What you should do: Determine how many lines of the material hold the string "this" and reply with only that number.

Supplied entries:
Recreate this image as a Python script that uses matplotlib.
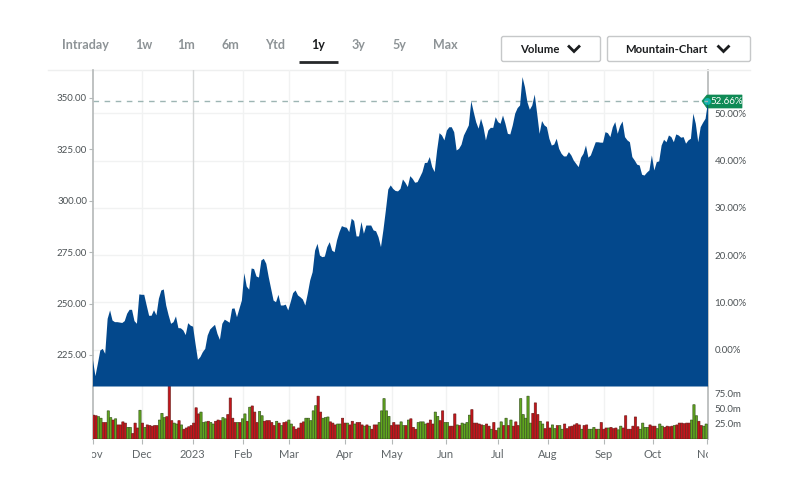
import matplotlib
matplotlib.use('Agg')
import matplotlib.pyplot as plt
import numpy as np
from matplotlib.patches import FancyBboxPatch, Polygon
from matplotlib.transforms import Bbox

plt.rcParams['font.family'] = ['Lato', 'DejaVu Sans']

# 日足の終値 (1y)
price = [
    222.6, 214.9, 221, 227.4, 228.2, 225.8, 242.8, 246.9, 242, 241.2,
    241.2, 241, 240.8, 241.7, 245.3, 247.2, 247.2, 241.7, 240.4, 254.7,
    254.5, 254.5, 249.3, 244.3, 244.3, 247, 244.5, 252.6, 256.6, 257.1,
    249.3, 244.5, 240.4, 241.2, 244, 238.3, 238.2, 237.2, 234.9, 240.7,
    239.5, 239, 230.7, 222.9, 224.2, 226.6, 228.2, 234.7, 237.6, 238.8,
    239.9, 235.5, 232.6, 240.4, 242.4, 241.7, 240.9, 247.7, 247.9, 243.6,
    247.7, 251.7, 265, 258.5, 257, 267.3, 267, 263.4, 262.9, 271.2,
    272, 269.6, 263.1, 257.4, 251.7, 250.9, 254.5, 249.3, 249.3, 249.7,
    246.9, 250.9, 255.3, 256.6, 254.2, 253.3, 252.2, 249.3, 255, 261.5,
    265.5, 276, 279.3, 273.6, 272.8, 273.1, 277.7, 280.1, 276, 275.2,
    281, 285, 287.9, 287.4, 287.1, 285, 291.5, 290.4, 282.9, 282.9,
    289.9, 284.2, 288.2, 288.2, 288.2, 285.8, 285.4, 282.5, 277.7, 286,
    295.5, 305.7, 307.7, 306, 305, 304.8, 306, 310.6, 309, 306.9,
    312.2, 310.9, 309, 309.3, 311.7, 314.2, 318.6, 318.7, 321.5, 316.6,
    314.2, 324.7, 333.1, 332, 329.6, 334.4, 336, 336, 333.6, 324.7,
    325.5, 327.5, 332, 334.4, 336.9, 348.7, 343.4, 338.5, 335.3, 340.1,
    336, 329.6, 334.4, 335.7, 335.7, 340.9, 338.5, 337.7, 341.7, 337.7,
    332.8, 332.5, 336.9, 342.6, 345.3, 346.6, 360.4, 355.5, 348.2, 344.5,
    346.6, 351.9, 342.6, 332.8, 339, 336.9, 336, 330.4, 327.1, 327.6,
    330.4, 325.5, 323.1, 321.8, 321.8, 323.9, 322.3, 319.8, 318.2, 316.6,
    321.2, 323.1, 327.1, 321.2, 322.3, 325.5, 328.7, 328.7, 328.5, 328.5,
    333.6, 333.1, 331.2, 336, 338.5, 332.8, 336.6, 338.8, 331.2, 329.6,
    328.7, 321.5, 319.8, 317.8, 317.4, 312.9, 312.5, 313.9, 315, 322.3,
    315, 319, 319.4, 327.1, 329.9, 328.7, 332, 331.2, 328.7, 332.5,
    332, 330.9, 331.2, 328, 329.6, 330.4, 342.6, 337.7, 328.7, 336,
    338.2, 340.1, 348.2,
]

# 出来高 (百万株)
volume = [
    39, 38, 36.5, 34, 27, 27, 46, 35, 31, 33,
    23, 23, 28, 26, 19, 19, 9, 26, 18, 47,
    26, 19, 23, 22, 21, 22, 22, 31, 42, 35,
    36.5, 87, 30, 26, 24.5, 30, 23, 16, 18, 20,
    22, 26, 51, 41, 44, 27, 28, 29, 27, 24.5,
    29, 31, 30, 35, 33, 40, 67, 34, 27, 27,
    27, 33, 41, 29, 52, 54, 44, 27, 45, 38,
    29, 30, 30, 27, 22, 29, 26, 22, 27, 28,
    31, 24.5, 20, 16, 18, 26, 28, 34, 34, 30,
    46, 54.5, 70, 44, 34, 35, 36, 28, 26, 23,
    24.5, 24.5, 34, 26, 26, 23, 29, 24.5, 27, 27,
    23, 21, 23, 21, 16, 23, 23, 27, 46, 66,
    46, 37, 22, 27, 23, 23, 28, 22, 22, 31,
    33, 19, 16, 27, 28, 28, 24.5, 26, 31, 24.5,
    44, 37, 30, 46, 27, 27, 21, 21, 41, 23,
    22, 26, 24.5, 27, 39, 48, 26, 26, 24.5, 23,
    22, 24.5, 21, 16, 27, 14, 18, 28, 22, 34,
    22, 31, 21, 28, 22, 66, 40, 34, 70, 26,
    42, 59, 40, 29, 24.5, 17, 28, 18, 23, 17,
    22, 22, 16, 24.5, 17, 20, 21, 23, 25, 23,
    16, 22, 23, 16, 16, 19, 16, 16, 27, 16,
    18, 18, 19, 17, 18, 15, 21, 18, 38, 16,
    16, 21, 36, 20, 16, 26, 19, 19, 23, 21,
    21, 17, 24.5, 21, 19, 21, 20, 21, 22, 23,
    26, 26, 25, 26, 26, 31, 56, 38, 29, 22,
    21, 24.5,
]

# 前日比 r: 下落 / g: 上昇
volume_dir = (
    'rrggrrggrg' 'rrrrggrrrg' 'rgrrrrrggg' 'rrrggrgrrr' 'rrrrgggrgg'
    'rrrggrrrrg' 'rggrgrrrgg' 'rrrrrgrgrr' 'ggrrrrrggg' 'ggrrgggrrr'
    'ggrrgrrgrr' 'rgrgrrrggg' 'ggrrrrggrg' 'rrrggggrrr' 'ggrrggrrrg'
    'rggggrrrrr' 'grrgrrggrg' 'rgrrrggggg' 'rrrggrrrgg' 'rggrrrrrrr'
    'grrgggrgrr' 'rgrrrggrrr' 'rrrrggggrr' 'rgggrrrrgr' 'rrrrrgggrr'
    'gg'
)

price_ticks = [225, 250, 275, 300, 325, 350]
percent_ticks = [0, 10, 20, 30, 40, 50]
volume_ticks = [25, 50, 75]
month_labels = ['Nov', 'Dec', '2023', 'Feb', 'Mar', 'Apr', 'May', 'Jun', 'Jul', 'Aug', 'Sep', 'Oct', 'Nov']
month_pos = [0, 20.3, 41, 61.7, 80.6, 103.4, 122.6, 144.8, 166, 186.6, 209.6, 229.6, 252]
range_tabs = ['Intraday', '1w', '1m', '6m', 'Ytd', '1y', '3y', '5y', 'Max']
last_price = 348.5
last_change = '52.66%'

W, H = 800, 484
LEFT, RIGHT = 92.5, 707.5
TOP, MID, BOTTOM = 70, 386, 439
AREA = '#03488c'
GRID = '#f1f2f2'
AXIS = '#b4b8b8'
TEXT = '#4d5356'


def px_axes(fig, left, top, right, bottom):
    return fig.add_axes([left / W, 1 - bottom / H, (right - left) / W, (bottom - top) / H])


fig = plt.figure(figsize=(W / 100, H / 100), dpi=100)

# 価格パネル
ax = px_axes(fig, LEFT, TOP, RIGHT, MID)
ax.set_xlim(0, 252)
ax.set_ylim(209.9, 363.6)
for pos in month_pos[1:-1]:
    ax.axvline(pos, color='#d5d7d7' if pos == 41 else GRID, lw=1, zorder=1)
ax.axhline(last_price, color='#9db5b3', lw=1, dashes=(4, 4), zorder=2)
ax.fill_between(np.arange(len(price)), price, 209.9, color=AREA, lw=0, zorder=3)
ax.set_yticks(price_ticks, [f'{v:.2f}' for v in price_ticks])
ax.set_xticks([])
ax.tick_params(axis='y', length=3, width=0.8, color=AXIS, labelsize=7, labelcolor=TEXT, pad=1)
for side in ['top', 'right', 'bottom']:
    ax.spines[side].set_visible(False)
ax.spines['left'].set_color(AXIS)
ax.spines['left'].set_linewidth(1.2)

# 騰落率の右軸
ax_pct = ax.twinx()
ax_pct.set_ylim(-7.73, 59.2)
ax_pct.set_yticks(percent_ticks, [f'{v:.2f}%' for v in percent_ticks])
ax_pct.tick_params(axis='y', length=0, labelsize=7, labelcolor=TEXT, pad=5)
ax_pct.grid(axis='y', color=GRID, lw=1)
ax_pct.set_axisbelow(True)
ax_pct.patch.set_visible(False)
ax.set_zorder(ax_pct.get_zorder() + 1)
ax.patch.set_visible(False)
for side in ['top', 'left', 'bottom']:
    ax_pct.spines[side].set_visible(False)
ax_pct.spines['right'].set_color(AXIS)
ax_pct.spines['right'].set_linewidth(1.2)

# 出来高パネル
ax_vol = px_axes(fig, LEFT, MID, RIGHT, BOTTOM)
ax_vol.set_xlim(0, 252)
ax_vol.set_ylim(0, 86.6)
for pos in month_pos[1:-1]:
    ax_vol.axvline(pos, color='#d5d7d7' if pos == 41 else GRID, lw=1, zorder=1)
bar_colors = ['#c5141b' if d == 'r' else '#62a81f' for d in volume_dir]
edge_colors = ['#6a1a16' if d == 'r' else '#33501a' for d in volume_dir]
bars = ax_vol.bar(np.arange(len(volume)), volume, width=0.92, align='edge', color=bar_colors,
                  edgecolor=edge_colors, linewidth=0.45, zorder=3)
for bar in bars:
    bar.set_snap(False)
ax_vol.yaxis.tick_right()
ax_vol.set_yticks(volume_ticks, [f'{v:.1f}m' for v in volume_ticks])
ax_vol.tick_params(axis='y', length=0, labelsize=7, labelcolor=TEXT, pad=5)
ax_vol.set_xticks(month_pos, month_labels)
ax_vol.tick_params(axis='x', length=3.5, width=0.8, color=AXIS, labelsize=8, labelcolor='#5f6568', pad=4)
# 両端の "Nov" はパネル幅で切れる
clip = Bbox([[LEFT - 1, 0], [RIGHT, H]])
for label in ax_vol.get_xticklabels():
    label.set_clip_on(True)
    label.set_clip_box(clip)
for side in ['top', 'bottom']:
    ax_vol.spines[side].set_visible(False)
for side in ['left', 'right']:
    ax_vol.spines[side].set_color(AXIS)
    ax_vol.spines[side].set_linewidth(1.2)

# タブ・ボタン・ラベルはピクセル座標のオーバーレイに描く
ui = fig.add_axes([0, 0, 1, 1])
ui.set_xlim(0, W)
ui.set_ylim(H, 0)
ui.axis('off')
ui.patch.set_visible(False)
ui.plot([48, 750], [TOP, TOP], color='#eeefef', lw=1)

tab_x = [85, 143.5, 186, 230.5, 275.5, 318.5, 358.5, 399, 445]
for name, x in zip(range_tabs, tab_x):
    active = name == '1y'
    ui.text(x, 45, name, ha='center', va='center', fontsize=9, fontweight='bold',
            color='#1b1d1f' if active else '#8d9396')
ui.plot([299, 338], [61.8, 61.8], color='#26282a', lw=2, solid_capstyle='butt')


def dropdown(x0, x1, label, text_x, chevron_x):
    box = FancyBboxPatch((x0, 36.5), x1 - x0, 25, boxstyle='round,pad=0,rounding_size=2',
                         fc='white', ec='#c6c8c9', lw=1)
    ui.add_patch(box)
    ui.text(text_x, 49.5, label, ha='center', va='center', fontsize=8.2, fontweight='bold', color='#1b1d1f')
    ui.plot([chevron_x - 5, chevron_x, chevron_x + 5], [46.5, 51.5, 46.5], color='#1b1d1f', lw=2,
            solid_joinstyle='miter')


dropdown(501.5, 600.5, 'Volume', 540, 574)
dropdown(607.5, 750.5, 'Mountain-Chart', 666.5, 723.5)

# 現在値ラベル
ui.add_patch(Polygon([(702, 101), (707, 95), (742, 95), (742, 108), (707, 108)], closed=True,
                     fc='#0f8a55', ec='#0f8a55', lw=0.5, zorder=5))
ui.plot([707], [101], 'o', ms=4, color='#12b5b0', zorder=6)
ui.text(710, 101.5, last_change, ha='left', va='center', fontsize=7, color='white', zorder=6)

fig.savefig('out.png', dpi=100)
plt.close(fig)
==
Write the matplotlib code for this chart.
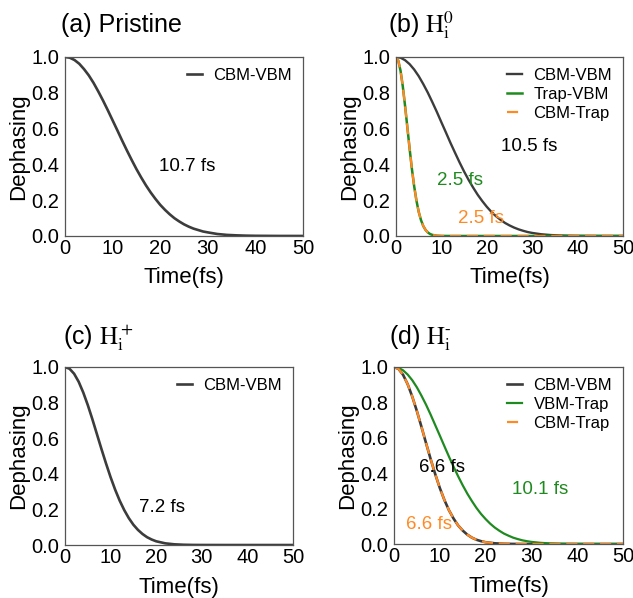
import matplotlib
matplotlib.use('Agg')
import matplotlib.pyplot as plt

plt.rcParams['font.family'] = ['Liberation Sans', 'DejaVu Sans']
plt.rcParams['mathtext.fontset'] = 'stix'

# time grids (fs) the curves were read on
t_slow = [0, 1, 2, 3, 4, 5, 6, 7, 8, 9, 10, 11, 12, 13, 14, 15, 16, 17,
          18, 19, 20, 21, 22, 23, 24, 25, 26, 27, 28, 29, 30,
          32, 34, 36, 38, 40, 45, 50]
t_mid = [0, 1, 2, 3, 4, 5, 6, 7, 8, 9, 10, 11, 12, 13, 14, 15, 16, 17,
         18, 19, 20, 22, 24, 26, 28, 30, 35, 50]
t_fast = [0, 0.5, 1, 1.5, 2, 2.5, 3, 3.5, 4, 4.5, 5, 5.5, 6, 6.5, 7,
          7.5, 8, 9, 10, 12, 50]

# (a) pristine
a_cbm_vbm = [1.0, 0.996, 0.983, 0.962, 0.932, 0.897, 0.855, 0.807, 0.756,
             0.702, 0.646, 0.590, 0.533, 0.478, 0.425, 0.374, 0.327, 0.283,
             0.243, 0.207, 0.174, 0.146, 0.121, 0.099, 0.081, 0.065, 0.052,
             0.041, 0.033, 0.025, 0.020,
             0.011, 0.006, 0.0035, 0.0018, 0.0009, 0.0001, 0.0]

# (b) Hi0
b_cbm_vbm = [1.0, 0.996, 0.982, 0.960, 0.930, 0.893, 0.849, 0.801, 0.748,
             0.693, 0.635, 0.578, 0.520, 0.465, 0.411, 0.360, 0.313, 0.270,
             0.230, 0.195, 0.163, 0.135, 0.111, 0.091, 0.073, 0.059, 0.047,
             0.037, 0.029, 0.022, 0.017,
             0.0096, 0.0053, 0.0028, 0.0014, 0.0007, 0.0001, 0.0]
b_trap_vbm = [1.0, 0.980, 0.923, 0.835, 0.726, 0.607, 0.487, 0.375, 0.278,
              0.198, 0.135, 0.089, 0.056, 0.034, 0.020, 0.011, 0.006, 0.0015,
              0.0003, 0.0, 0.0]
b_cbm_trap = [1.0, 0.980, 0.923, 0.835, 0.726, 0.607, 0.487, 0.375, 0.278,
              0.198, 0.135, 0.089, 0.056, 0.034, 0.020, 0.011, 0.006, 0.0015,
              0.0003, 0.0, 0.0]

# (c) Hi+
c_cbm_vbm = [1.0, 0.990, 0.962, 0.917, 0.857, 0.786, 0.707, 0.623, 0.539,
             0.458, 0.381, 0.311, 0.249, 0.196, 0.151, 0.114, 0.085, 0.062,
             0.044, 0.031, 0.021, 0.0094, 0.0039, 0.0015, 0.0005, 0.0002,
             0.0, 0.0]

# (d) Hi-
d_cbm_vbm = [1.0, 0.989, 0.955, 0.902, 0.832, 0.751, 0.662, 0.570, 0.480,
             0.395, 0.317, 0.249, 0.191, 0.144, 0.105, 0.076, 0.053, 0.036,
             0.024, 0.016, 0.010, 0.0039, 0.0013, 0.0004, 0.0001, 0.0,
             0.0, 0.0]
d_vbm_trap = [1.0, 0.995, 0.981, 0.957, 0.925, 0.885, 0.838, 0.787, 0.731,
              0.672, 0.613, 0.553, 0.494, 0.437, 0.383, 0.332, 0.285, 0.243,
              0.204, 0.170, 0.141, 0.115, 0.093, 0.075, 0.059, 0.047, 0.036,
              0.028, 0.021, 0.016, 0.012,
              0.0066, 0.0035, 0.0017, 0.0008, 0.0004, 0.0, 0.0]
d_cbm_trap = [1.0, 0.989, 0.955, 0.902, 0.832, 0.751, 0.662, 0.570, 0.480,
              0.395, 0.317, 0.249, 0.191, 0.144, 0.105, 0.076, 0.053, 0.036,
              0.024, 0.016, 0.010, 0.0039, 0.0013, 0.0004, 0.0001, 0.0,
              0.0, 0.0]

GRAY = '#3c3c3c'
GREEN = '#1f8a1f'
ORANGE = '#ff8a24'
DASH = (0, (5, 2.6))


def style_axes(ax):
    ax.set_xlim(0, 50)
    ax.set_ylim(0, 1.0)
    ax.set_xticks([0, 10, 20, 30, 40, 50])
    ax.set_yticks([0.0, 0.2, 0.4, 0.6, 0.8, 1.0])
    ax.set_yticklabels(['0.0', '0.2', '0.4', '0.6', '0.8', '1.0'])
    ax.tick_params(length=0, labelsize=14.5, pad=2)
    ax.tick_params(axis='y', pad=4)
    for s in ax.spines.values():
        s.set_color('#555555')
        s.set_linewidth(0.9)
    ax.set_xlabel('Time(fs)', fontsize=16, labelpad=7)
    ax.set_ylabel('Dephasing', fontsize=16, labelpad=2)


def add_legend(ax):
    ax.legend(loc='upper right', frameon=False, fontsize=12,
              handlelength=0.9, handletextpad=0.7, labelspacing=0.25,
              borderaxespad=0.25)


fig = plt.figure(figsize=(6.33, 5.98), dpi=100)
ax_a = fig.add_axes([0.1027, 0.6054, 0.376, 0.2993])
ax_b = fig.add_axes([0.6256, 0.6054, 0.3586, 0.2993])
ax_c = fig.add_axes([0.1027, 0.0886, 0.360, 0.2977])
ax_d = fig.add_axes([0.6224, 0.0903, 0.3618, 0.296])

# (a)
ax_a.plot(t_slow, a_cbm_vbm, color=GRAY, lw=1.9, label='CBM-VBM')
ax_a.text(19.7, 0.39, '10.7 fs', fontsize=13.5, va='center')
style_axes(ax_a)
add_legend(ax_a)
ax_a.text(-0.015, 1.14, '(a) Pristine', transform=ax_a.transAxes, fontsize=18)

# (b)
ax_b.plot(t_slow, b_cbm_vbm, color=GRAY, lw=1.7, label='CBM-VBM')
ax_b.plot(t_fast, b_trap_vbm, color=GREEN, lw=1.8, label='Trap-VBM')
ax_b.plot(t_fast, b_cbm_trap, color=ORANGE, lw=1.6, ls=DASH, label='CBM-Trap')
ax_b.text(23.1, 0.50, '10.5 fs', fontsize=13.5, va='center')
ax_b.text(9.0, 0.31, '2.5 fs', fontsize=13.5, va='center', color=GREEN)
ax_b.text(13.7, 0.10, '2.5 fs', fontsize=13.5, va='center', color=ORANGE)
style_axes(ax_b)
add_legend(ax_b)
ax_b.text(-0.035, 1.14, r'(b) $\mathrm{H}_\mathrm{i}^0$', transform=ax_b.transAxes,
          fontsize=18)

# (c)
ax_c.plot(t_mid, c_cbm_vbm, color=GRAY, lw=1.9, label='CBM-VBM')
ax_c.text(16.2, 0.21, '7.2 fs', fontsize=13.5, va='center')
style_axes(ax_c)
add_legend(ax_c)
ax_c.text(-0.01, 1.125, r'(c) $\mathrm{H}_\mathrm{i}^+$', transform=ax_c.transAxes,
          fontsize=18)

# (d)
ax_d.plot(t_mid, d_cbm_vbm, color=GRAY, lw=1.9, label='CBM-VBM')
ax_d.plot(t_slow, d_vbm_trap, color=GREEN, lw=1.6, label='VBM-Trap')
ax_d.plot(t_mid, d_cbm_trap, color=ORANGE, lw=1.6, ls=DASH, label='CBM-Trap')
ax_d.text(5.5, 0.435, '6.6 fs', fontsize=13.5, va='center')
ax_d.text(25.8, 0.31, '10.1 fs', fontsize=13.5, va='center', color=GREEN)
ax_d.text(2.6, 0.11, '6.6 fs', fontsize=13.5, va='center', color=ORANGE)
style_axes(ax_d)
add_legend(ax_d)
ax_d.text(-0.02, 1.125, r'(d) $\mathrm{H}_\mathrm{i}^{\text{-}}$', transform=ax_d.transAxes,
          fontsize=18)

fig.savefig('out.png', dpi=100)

Correct response: 2